Why this significant increase in this type of error? Perhaps it is a symptom of “BlackBerry legal advice:” Quick questions, and answers without context exchanged between people in a rush. These claims go to the very core of what lawyers are supposed to do for their clients – give legal advice – and basically involve the lawyer not taking extra time or thought to dig deeper and ask appropriate questions on the matter.
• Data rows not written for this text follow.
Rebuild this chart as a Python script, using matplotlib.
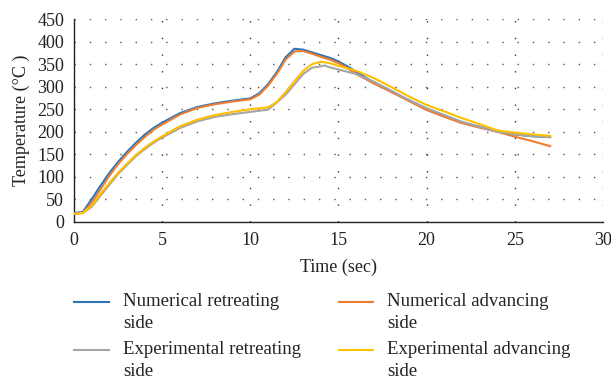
import matplotlib
matplotlib.use("Agg")
import matplotlib.pyplot as plt
from matplotlib.lines import Line2D

plt.rcParams['font.family'] = ['Liberation Serif', 'DejaVu Serif']

# Data
t_num = [0, 0.5, 1, 1.5, 2, 2.5, 3, 3.5, 4, 4.5, 5, 6, 7, 8, 9, 10, 10.5, 11, 11.5, 12,
         12.5, 13, 13.5, 14, 14.5, 15, 15.5, 16, 17, 18, 19, 20, 21, 22, 23, 24, 25, 26, 27]
num_retreating = [20, 22, 50, 80, 108, 133, 155, 175, 193, 208, 220, 241, 255, 263, 269, 274, 285, 305, 332, 365,
                  384, 382, 376, 370, 364, 356, 345, 333, 309, 289, 270, 251, 236, 221, 211, 201, 194, 190, 188]
num_advancing = [18, 20, 42, 72, 102, 128, 150, 170, 188, 204, 216, 238, 253, 261, 267, 272, 282, 302, 328, 360,
                 378, 379, 373, 366, 360, 352, 341, 328, 307, 288, 268, 248, 233, 219, 209, 200, 189, 179, 168]

t_exp = [0, 0.5, 1, 1.5, 2, 2.5, 3, 3.5, 4, 4.5, 5, 6, 7, 8, 9, 10, 11, 11.5, 12, 12.5,
         13, 13.5, 14, 14.2, 14.5, 15, 16, 17, 18, 19, 20, 21, 22, 23, 24, 25, 26, 27]
exp_retreating = [18, 20, 33, 58, 82, 106, 126, 145, 161, 175, 187, 208, 223, 233, 239, 244, 249, 265, 282, 305,
                  328, 342, 345, 347, 343, 338, 328, 311, 291, 270, 252, 237, 222, 211, 200, 194, 190, 188]
exp_advancing = [18, 20, 36, 62, 86, 109, 129, 148, 164, 178, 190, 212, 227, 237, 244, 250, 254, 266, 288, 312,
                 335, 350, 355, 354, 352, 346, 335, 319, 299, 278, 259, 245, 230, 217, 203, 198, 194, 191]

labels = [("Numerical retreating", "side"), ("Numerical advancing", "side"),
          ("Experimental retreating", "side"), ("Experimental advancing", "side")]
colors = ["#2E75B6", "#ED7D31", "#A5A5A5", "#FFC000"]

x_ticks = [0, 5, 10, 15, 20, 25, 30]
y_ticks = [0, 50, 100, 150, 200, 250, 300, 350, 400, 450]

W, H = 611, 380
fig = plt.figure(figsize=(W / 100, H / 100), dpi=100)
ax = fig.add_axes([0.121, 0.416, 0.866, 0.534])

series = [(t_num, num_retreating), (t_num, num_advancing), (t_exp, exp_retreating), (t_exp, exp_advancing)]
for (tx, ty), c in zip(series, colors):
    ax.plot(tx, ty, color=c, lw=1.5, solid_joinstyle='round', zorder=3)

ax.set_xlim(0, 30)
ax.set_ylim(0, 450)
ax.set_xticks(x_ticks)
ax.set_yticks(y_ticks)
ax.tick_params(axis='y', length=0, labelsize=13, colors='#222222', pad=7)
ax.tick_params(axis='x', length=0, labelsize=13, colors='#222222', pad=7)
for s in ['top', 'right']:
    ax.spines[s].set_visible(False)
for s in ['left', 'bottom']:
    ax.spines[s].set_color('#222222')
    ax.spines[s].set_linewidth(1.0)

for y in y_ticks[1:]:
    ax.axhline(y, color='#555555', lw=1.0, ls=(0, (1, 10)), zorder=1)
for x in x_ticks[1:]:
    ax.axvline(x, color='#333333', lw=1.0, ls=(0, (1, 11)), zorder=1)

ax.set_xlabel("Time (sec)", fontsize=13, color='#222222', labelpad=7)
ax.set_ylabel("Temperature (°C )", fontsize=13, color='#222222', labelpad=5)

# Manual legend (2 x 2 grid, handle aligned with first text line)
col_handle = [(74, 109), (339, 373)]
col_text = [123, 387]
row_y = [302, 350]
line_gap = 21
for i, ((l1, l2), c) in enumerate(zip(labels, colors)):
    r, k = divmod(i, 2)
    y = row_y[r]
    x0, x1 = col_handle[k]
    fig.add_artist(Line2D([x0 / W, x1 / W], [1 - y / H, 1 - y / H], color=c, lw=1.5,
                          transform=fig.transFigure))
    fig.text(col_text[k] / W, 1 - y / H, l1, fontsize=13.5, color='#222222', ha='left', va='center')
    fig.text(col_text[k] / W, 1 - (y + line_gap) / H, l2, fontsize=13.5, color='#222222',
             ha='left', va='center')

fig.savefig("out.png", dpi=100)
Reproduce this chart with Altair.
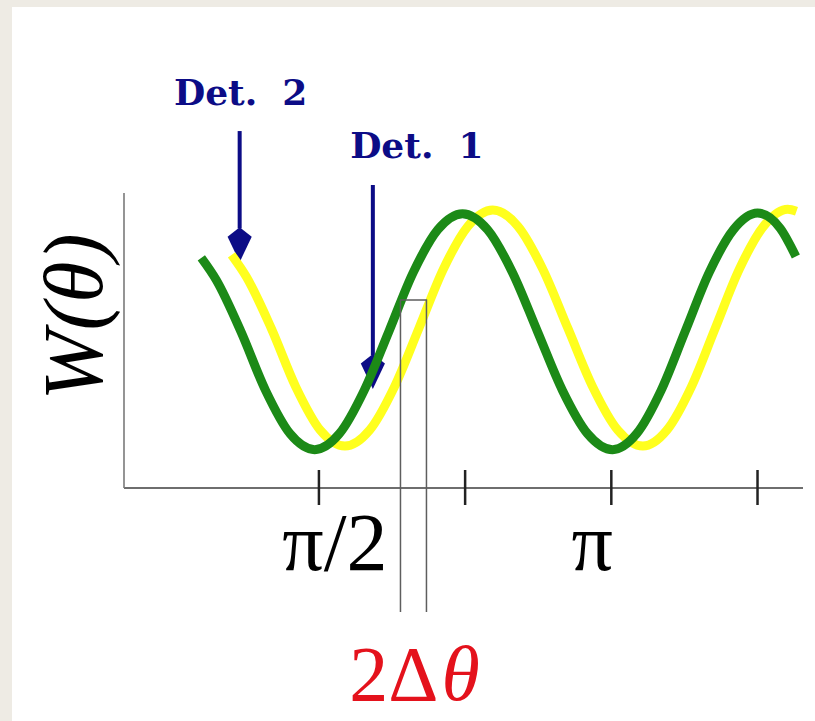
import altair as alt
import pandas as pd

# Angular correlation W(theta) seen by the two detectors (theta in degrees, W in arbitrary units)
det1_theta = [53.8, 58.4, 66.0, 73.6, 81.1, 88.7, 96.3, 103.9, 111.5, 119.0, 126.6, 134.2,
              141.9, 149.6, 157.3, 165.0, 172.7, 180.4, 187.8, 195.3, 202.7, 210.1, 217.6, 225.0,
              232.0, 236.8]
det1_w = [7.8, 7.05, 5.3, 3.3, 1.84, 1.3, 1.84, 3.3, 5.3, 7.3, 8.76, 9.3,
          8.76, 7.3, 5.3, 3.3, 1.84, 1.3, 1.84, 3.3, 5.3, 7.3, 8.76, 9.32,
          8.8, 7.85]

det2_theta = [63.1, 67.7, 75.3, 82.9, 90.4, 98.0, 105.6, 113.2, 120.8, 128.3, 135.9, 143.5,
              151.2, 158.9, 166.6, 174.3, 182.0, 189.7, 197.1, 204.6, 212.0, 219.4, 226.9, 234.3,
              237.0]
det2_w = [7.9, 7.15, 5.42, 3.42, 1.96, 1.42, 1.96, 3.42, 5.42, 7.42, 8.88, 9.42,
          8.88, 7.42, 5.42, 3.42, 1.96, 1.42, 1.96, 3.42, 5.42, 7.42, 8.88, 9.45,
          9.38]

# x-axis ticks (pi/2, 3pi/4, pi, 5pi/4)
tick_theta = [90, 135, 180, 225]

# Detector arrows: name, angle, top of shaft, end of shaft, head centre
arrow_names = ["Det. 2", "Det. 1"]
arrow_theta = [65.6, 106.6]
arrow_top = [12.1, 10.27]
arrow_end = [8.8, 4.5]
arrow_head = [8.25, 3.95]

# 2*Delta-theta window between the two curves
window_theta = [115.1, 115.1, 123.1, 123.1]
window_w = [-4.2, 6.37, 6.37, -4.2]

GREEN = "#1c8a17"
YELLOW = "#ffff1e"
NAVY = "#0c0c86"
RED = "#e4121c"
SERIF = "Liberation Serif"

W_PX, H_PX = 679, 295
xs = alt.Scale(domain=[30, 239], nice=False, zero=False)
ys = alt.Scale(domain=[0, 10], nice=False, zero=False)

curve1 = pd.DataFrame({"theta": det1_theta, "W": det1_w})
curve2 = pd.DataFrame({"theta": det2_theta, "W": det2_w})
ticks = pd.DataFrame({"theta": tick_theta})
arrows = pd.DataFrame({"name": arrow_names, "theta": arrow_theta, "top": arrow_top,
                       "end": arrow_end, "head": arrow_head})
window = pd.DataFrame({"theta": window_theta, "W": window_w,
                       "i": list(range(len(window_theta)))})
one = pd.DataFrame({"k": [0]})

# white slide panel over the grey page
panel = alt.Chart(one).mark_rect(color="white").encode(
    x=alt.value(-112), x2=alt.value(W_PX + 12),
    y=alt.value(-186), y2=alt.value(H_PX + 233),
)

# plain axis lines along the left and bottom of the plot area
x_line = alt.Chart(one).mark_rule(color="#6e6e6e", strokeWidth=2).encode(
    x=alt.value(0), x2=alt.value(W_PX), y=alt.value(H_PX),
)
y_line = alt.Chart(one).mark_rule(color="#7a7a7a", strokeWidth=1.6).encode(
    x=alt.value(0), y=alt.value(0), y2=alt.value(H_PX),
)

shaft = alt.Chart(arrows).mark_rule(color=NAVY, strokeWidth=4).encode(
    x=alt.X("theta:Q", scale=xs, axis=None),
    y=alt.Y("top:Q", scale=ys, axis=None),
    y2="end:Q",
)

head = alt.Chart(arrows).mark_point(
    shape="M0,1 L-0.69,-0.45 L0,-1 L0.69,-0.45 Z",
    filled=True, size=1225, color=NAVY, opacity=1, strokeWidth=0,
).encode(
    x=alt.X("theta:Q", scale=xs, axis=None),
    y=alt.Y("head:Q", scale=ys, axis=None),
)

line2 = alt.Chart(curve2).mark_line(
    color=YELLOW, strokeWidth=9, strokeCap="butt", interpolate="monotone"
).encode(
    x=alt.X("theta:Q", scale=xs, axis=None),
    y=alt.Y("W:Q", scale=ys, axis=None),
)

line1 = alt.Chart(curve1).mark_line(
    color=GREEN, strokeWidth=9, strokeCap="butt", interpolate="monotone"
).encode(
    x=alt.X("theta:Q", scale=xs, axis=None),
    y=alt.Y("W:Q", scale=ys, axis=None),
)

box = alt.Chart(window).mark_line(color="#5e5e5e", strokeWidth=1.5).encode(
    x=alt.X("theta:Q", scale=xs, axis=None),
    y=alt.Y("W:Q", scale=ys, axis=None),
    order="i:Q",
)

tick_marks = alt.Chart(ticks).mark_rule(color="#222222", strokeWidth=2.5).encode(
    x=alt.X("theta:Q", scale=xs, axis=None),
    y=alt.value(277), y2=alt.value(312),
)


def label(text, theta, y_px, dx=0, size=78, font=SERIF, style="normal",
          weight="normal", color="black", align="center", angle=0, baseline="alphabetic"):
    return alt.Chart(pd.DataFrame({"t": [text], "theta": [theta]})).mark_text(
        font=font, fontSize=size, fontStyle=style, fontWeight=weight, color=color,
        align=align, baseline=baseline, dx=dx, angle=angle,
    ).encode(
        x=alt.X("theta:Q", scale=xs, axis=None),
        y=alt.value(y_px),
        text="t:N",
    )


# rotated y-axis title, placed left of the axis line
y_title = alt.Chart(pd.DataFrame({"t": ["W(\u03b8)"]})).mark_text(
    font=SERIF, fontSize=84, fontStyle="italic", color="black",
    align="center", baseline="middle", angle=270,
).encode(x=alt.value(-47), y=alt.value(124), text="t:N")

labels = [
    label("\u03c0/2", 90, 377, dx=16, size=82),
    label("\u03c0", 180, 377, dx=-19, size=82),
    label("2\u0394", 119.1, 507, dx=25, color=RED, align="right"),
    label("\u03b8", 119.1, 507, dx=28, color=RED, style="italic", align="left"),
    label("Det.\u00a0\u00a02", arrow_theta[0], -88, dx=1, size=36, font="DejaVu Serif",
          weight="bold", color=NAVY),
    label("Det.\u00a0\u00a01", arrow_theta[1], -35, dx=44, size=36, font="DejaVu Serif",
          weight="bold", color=NAVY),
]

chart = alt.layer(panel, x_line, y_line, shaft, head, line2, line1, box, tick_marks,
                  y_title, *labels).properties(
    width=W_PX, height=H_PX,
    autosize=alt.AutoSizeParams(type="none"),
    padding={"left": 124, "top": 193, "right": 12, "bottom": 233},
    background="#eeebe4",
).configure_view(strokeWidth=0)

chart.save("out.html", embed_options={"renderer": "svg", "actions": False})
Inadequate Investigation claims in real estate

The economic realities of real estate practice – the pressure to reduce fees in the face of increased competition – may be one factor prompting real estate lawyers to take on more files and spend less time on each file. Examples of failing to do adequate investigation in a real estate deal include:

  • not delving into the client’s long-term plans for the property, and then failing to follow up on appropriate zoning or bylaw searches to ensure the client can use the property as intended;
  • not ensuring that the client has capacity or is not under undue influence when transferring property;
  • misreading a survey, search or reference plan;failing to review a condo status certificate and bring deficiencies to the client’s attention;
  • on a condominium purchase, failing to ensure that the parking space and locker specified in the agreement of purchase and sale are actually for sale and that the legal description of both units is correct;
  • not doing a title search on a commercial lease; and
  • giving an undertaking to discharge a mortgage as vendor’s solicitor, but failing to carefully review and ensure the accurate scope of the discharge statement – in particular, failing to ensure that the statement reflects all sources or types of indebtedness owing by the vendor to the lender that are secured by the mortgage.

To avoid these claims, take the time to read between the lines so you can identify all appropriate issues and concerns. Ask yourself: What does the client really want? Does everything add up? Are there any issues or concerns that should be highlighted for the client? If something doesn’t add up – dig deeper.